The deeper truth is simple: when the Court is expected to decide the country’s hardest moral and political questions, the process of choosing justices will mirror that expectation.

When the Senate does nothing

A nomination can fail in more ways than a “no” vote. It can expire, be withdrawn, or be stalled until the political moment passes.

That reality became impossible to ignore in 2016.

The Garland vacancy

After Justice Antonin Scalia died in February 2016, President Barack Obama nominated Judge Merrick Garland. The Senate, led by the majority party, declined to hold hearings or a vote, arguing that a Supreme Court vacancy arising in an election year should be filled by the next president.

The result was a vacancy lasting more than a year. The Court operated with eight justices, and several major disputes risked deadlocking 4 to 4.

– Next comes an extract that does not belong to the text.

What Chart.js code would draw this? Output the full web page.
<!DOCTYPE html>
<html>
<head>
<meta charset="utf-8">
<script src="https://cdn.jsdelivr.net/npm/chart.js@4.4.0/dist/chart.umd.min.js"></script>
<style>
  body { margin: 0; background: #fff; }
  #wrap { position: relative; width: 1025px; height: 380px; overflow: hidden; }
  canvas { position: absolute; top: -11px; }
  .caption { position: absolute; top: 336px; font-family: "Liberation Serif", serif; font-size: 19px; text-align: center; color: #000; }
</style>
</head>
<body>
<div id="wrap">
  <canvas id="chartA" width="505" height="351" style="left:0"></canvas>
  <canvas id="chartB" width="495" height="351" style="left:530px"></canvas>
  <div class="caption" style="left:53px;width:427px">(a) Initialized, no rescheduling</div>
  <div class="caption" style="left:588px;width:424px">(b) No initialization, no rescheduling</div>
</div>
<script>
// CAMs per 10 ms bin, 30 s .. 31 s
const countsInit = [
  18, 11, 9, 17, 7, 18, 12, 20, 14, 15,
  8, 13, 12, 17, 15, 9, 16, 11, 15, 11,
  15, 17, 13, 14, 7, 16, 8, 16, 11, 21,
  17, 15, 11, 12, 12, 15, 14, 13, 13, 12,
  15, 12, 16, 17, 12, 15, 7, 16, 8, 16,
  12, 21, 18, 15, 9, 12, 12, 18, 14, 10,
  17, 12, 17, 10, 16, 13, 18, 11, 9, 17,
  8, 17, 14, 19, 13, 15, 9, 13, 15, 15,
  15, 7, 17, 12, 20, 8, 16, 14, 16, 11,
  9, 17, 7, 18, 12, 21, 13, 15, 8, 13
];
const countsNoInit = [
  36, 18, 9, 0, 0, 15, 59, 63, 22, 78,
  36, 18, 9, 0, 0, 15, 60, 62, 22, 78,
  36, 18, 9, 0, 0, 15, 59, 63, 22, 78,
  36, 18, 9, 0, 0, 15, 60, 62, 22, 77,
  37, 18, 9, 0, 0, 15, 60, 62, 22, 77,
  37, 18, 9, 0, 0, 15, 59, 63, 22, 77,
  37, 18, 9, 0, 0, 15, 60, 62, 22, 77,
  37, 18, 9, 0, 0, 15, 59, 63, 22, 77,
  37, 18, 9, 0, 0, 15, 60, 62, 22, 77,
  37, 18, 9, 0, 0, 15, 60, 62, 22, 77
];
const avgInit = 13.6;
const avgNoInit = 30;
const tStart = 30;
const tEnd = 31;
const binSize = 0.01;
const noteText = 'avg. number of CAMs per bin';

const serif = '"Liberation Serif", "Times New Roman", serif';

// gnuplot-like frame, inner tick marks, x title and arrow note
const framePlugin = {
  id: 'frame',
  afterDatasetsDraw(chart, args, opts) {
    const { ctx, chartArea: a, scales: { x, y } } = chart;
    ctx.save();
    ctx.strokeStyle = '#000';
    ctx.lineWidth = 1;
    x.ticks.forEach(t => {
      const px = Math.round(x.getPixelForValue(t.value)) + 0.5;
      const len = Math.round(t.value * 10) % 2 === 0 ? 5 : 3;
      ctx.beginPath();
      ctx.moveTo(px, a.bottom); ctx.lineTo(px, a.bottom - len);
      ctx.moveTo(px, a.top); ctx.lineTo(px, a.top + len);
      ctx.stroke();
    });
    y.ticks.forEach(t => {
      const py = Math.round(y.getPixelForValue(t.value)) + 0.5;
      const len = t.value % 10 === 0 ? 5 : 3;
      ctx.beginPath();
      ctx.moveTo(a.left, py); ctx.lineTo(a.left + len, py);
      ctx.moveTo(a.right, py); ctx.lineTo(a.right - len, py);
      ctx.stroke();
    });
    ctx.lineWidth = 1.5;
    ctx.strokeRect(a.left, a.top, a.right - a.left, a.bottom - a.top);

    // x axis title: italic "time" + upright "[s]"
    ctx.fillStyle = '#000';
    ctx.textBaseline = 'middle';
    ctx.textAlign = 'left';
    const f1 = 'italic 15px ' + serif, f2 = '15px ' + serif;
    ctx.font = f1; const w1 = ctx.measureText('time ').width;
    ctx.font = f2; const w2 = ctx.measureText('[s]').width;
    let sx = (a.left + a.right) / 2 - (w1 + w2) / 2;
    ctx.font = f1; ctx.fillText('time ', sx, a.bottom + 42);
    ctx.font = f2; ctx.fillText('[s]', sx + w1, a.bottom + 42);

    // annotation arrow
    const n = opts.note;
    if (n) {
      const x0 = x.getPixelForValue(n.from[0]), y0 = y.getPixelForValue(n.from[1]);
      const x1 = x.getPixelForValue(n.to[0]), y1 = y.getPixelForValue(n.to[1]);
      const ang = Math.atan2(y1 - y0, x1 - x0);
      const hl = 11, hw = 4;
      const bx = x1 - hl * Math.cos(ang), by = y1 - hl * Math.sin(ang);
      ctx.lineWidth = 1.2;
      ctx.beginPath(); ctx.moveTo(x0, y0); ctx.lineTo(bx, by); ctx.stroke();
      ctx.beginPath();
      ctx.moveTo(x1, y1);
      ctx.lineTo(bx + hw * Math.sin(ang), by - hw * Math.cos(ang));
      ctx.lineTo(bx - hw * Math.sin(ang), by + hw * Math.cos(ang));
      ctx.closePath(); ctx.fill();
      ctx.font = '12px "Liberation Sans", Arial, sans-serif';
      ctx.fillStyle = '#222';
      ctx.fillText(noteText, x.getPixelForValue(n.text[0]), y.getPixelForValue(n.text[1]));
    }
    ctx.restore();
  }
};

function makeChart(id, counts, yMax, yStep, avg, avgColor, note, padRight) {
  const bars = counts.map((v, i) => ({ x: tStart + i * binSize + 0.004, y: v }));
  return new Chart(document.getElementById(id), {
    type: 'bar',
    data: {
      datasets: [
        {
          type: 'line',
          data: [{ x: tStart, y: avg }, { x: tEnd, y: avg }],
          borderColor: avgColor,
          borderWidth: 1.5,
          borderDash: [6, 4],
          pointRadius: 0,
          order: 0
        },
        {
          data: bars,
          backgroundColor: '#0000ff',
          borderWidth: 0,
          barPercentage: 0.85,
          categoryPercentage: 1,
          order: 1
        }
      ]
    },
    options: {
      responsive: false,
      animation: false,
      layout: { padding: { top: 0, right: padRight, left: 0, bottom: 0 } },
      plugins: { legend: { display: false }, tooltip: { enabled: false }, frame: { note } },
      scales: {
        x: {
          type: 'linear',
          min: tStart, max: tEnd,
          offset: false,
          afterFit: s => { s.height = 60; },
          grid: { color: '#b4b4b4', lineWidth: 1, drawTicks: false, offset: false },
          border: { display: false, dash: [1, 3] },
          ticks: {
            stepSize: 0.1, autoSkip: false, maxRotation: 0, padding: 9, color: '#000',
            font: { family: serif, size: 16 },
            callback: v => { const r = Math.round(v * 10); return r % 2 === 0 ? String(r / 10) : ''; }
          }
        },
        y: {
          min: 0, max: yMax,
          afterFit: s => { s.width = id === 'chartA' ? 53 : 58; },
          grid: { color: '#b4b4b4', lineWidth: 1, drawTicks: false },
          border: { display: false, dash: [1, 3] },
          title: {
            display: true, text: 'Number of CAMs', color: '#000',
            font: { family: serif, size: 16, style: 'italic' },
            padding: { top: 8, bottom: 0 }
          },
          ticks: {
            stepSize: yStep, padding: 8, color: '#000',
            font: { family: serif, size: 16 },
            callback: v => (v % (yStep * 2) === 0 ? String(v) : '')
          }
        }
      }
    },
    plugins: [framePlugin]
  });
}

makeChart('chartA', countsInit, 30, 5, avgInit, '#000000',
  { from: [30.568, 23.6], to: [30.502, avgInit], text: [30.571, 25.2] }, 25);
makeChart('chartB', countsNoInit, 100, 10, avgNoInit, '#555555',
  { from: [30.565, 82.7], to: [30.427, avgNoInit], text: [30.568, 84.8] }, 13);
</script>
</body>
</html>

Merrick Garland standing beside President Barack Obama at the White House during the 2016 Supreme Court nomination announcement, indoor press event photography style

The Barrett timeline

In September 2020, Justice Ruth Bader Ginsburg died, also in an election year, and very close to Election Day. President Donald Trump nominated Judge Amy Coney Barrett. This time, the Senate moved quickly. Hearings and a confirmation vote occurred within weeks, and Barrett was confirmed before the election.

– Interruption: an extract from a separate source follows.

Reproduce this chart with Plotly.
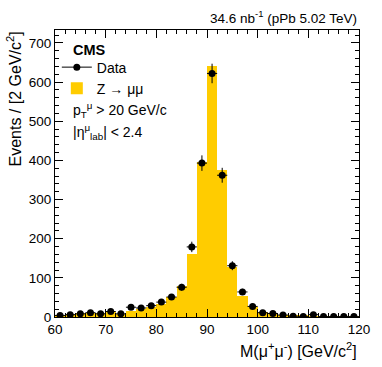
import numpy as np
import plotly.graph_objects as go

# bin centres (2 GeV bins from 60 to 120)
mass = [61, 63, 65, 67, 69, 71, 73, 75, 77, 79,
        81, 83, 85, 87, 89, 91, 93, 95, 97, 99,
        101, 103, 105, 107, 109, 111, 113, 115, 117, 119]

data_counts = [4, 6, 8, 11, 8, 14, 8, 25, 23, 29,
               38, 51, 76, 179, 393, 622, 362, 131, 64, 27,
               11, 9, 5, 2, 1, 6, 1, 1, 1, 1]

mc_counts = [6, 7, 9, 11, 10, 13, 8, 16, 20, 25,
             34, 52, 78, 162, 397, 640, 376, 128, 53, 26,
             14, 9, 6, 4, 3, 2, 2, 1, 1, 1]

bin_half = [1.0] * len(mass)
stat_err = list(np.sqrt(data_counts))

FONT = "Liberation Sans, Arial, sans-serif"

fig = go.Figure()

fig.add_trace(go.Bar(
    x=mass, y=mc_counts, width=2,
    marker=dict(color="#ffcc00", line=dict(width=0)),
    name="Z → μμ",
))

# data points with stat errors
fig.add_trace(go.Scatter(
    x=mass, y=data_counts, mode="markers",
    marker=dict(color="black", size=7),
    error_x=dict(type="data", array=bin_half, width=0, thickness=1, color="black"),
    error_y=dict(type="data", array=stat_err, width=0, thickness=1, color="black"),
    showlegend=False,
))
# legend entry drawn ROOT-style: line + marker
fig.add_trace(go.Scatter(
    x=[None], y=[None], mode="lines+markers",
    line=dict(color="black", width=1),
    marker=dict(color="black", size=7),
    name="Data",
))

axis_common = dict(
    showline=True, linecolor="black", linewidth=1, mirror="allticks",
    ticks="inside", ticklen=8, tickcolor="black", tickwidth=1,
    showgrid=False, zeroline=False, layer="above traces",
    tickfont=dict(family=FONT, size=13.5, color="black"),
)

fig.update_xaxes(range=[60, 120], dtick=10, tick0=60,
                 minor=dict(dtick=2, ticks="inside", ticklen=4, tickcolor="black"),
                 **axis_common)
fig.update_yaxes(range=[0, 733], dtick=100, tick0=0,
                 minor=dict(dtick=20, ticks="inside", ticklen=4, tickcolor="black"),
                 **axis_common)

txt = dict(family=FONT, size=14, color="black")
ann = [
    dict(text="34.6 nb<sup>-1</sup> (pPb 5.02 TeV)", x=1, y=1, xref="paper", yref="paper",
         xanchor="right", yanchor="bottom", yshift=2, showarrow=False,
         font=dict(family=FONT, size=13.5, color="black")),
    dict(text="M(μ<sup>+</sup>μ<sup>-</sup>) [GeV/c<sup>2</sup>]", x=1, y=0,
         xref="paper", yref="paper", xanchor="right", yanchor="middle", yshift=-33,
         showarrow=False, font=dict(family=FONT, size=16, color="black")),
    dict(text="Events / [2 GeV/c<sup>2</sup>]", x=0, y=1, xref="paper", yref="paper",
         xanchor="right", yanchor="top", xshift=-29, textangle=-90,
         showarrow=False, font=dict(family=FONT, size=16, color="black")),
    dict(text="<b>CMS</b>", x=0.053, y=0.929, xref="paper", yref="paper",
         xanchor="left", yanchor="middle", showarrow=False,
         font=dict(family=FONT, size=14.5, color="black")),
    dict(text="p<sub>T</sub><sup>μ</sup> &gt; 20 GeV/c", x=0.053, y=0.72,
         xref="paper", yref="paper", xanchor="left", yanchor="middle",
         showarrow=False, font=txt),
    dict(text="|η<sup>μ</sup><sub>lab</sub>| &lt; 2.4", x=0.053, y=0.645,
         xref="paper", yref="paper", xanchor="left", yanchor="middle",
         showarrow=False, font=txt),
]

fig.update_layout(
    width=382, height=367,
    margin=dict(l=55, r=12, t=30, b=50),
    paper_bgcolor="white", plot_bgcolor="white",
    bargap=0,
    annotations=ann,
    legend=dict(x=0.006, y=0.925, xanchor="left", yanchor="top",
                bgcolor="rgba(0,0,0,0)", traceorder="reversed",
                font=txt, itemwidth=30),
)

# drop the default 8px page margin so the figure sits at the window origin
fig.write_html("out.html", config={"displayModeBar": False},
               post_script="document.body.style.margin='0';")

Those two timelines, 2016 and 2020, are now inseparable in the public mind. Together they illustrate something the Constitution leaves unanswered: whether “advice and consent” includes an expectation of consistent timing norms. The text does not say. Politics supplies the answer, for better or worse.

Timing and legitimacy

When a seat is vacant, there are two parallel consequences:

  • Practical: an eight-member Court can deadlock, leaving national legal questions unresolved.
  • Institutional: drawn-out vacancies and rushed confirmations can erode public trust, even when each step is technically constitutional.

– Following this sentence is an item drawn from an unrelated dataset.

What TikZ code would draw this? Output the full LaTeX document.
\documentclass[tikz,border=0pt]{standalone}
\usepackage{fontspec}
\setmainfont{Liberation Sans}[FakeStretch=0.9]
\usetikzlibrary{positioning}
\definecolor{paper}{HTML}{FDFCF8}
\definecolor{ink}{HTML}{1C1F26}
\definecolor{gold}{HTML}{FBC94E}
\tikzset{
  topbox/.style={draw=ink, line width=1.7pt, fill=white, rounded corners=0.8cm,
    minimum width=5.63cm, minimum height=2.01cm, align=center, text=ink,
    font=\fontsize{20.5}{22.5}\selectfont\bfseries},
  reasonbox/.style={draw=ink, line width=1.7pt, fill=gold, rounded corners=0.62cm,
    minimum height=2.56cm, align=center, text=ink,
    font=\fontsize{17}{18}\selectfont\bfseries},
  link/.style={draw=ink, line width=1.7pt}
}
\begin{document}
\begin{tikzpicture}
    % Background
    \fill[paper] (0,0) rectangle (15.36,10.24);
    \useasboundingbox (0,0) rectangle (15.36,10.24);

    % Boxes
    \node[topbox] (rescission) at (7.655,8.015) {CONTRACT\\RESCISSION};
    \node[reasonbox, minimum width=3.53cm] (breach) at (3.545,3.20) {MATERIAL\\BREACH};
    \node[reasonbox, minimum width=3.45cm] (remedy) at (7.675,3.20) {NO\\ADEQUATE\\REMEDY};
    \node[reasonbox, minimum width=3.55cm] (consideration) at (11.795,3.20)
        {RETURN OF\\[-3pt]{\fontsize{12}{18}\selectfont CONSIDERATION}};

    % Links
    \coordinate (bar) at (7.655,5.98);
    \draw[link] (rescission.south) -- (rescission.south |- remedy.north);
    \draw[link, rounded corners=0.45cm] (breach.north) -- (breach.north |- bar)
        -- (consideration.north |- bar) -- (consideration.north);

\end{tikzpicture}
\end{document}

This is why confirmation fights are rarely just about one nominee. They are also about what kind of Court the country is going to have, and whether the public believes the Court is playing the same constitutional game as everyone else.

Common questions

Do justices serve for life?

Justices hold office during “good Behaviour” under Article III, which is generally understood as life tenure unless a justice resigns, retires, or is removed through impeachment and conviction. Impeachment is extremely rare for judges, and no Supreme Court justice has ever been removed that way (Justice Samuel Chase was impeached in 1804 and acquitted by the Senate).

Can a President appoint without the Senate?

Normally, no. The President nominates, but the Senate must give consent before someone can take a seat as a confirmed justice.

There is one important historical caveat: under the Constitution’s Recess Appointments Clause, presidents have sometimes made temporary appointments while the Senate was in recess (for example, Earl Warren and William Brennan). Those appointments were time-limited and still depended on later Senate confirmation to last. In modern practice, recess appointments to the Supreme Court are exceedingly unlikely and legally constrained.

How many votes does it take to confirm?

A simple majority of the Senate is enough for confirmation under current Senate rules.

What is the Judiciary Committee’s role?

The committee shapes the record. It is where most evidence, questioning, and narrative framing happens. Even when the final vote is close, the committee phase often determines which facts and controversies dominate public attention.

Why this process matters

Supreme Court confirmations can feel like inside baseball until you realize what the Court actually does. The Court decides what the Constitution permits and forbids. That means the appointment process is not just a personnel decision. It is how constitutional meaning is translated into real rules for real lives.

Article II, Section 2 gives us the skeleton: nominate, advise, consent, appoint. Everything else, the hearings, the floor schedule, the timelines, the norms, the intensity, is the country negotiating what that skeleton is allowed to carry.